1869年、フランス人レセップスが主導して開削を進めたスエズ運河が、10年にわたる難工事を経て開通した。地中海と紅海を結び、東西航路に革命的な効率化をもたらした運河の開通だったが、一方でその開削の過程には、多くのエジプト農民の無償労働と2万人にも及ぶ死者の累積があった。しかもエジプトは運河建設の資金調達のために発行した外債の支払いのために財政破綻し、運河経営の主導権は株式買収の形でエジプトからイギリスへ移り、結果的に英国によるエジプトの半植民地化を促進することになった。こうした中でエジプトでも反帝国主義の民族運動が起こった。後にイランのタバコ・ボイコット運動を指導することになるパン・イスラム主義のウラマー(イスラム法学者)であるアフガーニーの影響を受け、1881年に陸軍将校のウラービーが「エジプト人のためのエジプト」をスローガンに掲げて革命を起こしたのだ。

アラブ民族の独立と立憲政治の樹立を目指すウラービーは、議会制の導入・外国軍の撤退・自国軍の増強などを主張し、英国への従属に陥っていたエジプト副王政府を動かして憲法制定にまでこぎつけた。だが、翌年に英国が軍事介入して運動を鎮圧。ウラービーは逮捕されてセイロン島へ流され、エジプト初の「革命」は「反乱」として処理された。その後、エジプトは英国の軍事占領下に置かれ、実質的な植民地としての保護国化へと向かうのだが、ウラービーの蒔いた種は、20世紀におけるアラブ民族独立運動へとつながっていった。
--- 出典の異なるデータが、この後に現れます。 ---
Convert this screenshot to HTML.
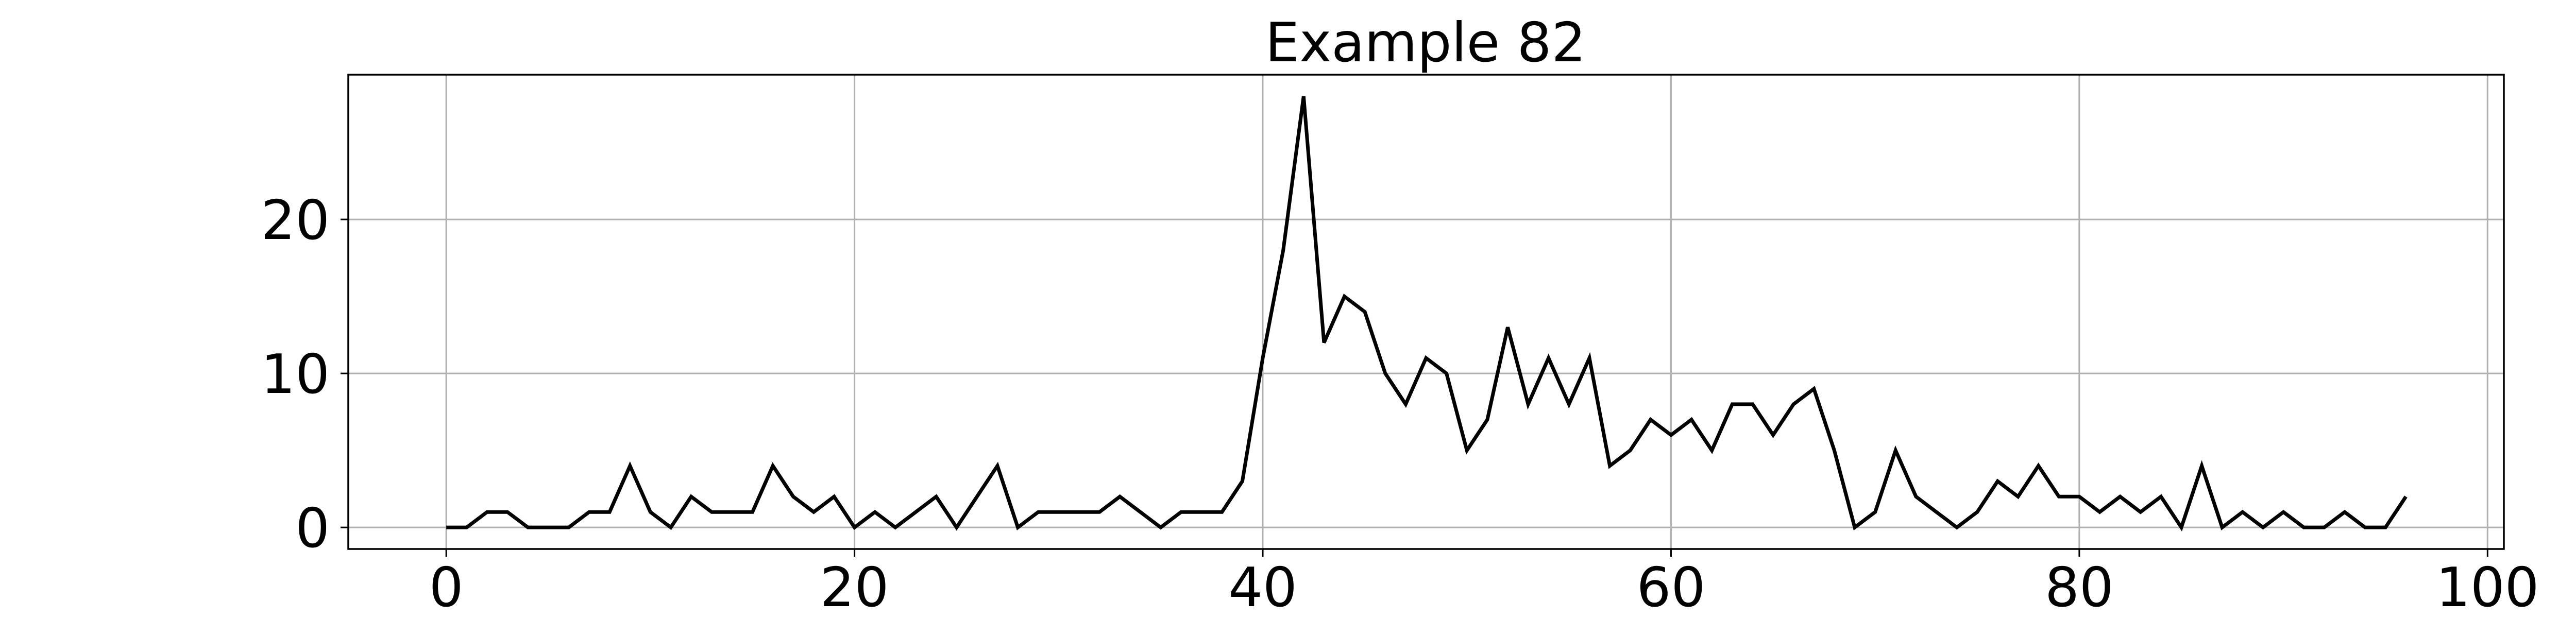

ウラービーの乱と同じ頃、日本でも自由民権運動が始まっていた。欧米列強との不平等条約の改正を国是として掲げる日本にとっても、エジプトの革命とその失敗は他人事ではなかった。明治政府で大臣秘書官として欧州視察に随行した柴四朗は、帰途にセイロン島に立ち寄ってウラービーと面会し、帰国後に東海散士の筆名で政治小説「佳人之奇遇」を著した。彼は作中でウラービーの口を借りて、外債に絡め取られた植民地化の危険性に警鐘を鳴らしている。20世紀初頭の日露戦争における日本の勝利は、列強の一角である大国ロシアをアジアの小国が打ち負かしたということで、中東地域の民族運動にも大きな刺激をもたらしたが、当の日本はアジアに対して列強と同様の植民地政策に乗り出し、日清・日露の両戦争を経て急速に帝国主義国家への傾斜を強めつつあった。帝国主義諸国の利害の対立と激化する民族主義運動は世界各地で加熱し、戦争の世紀と呼ばれた20世紀の惨事を連鎖的に引き起こしていくのである。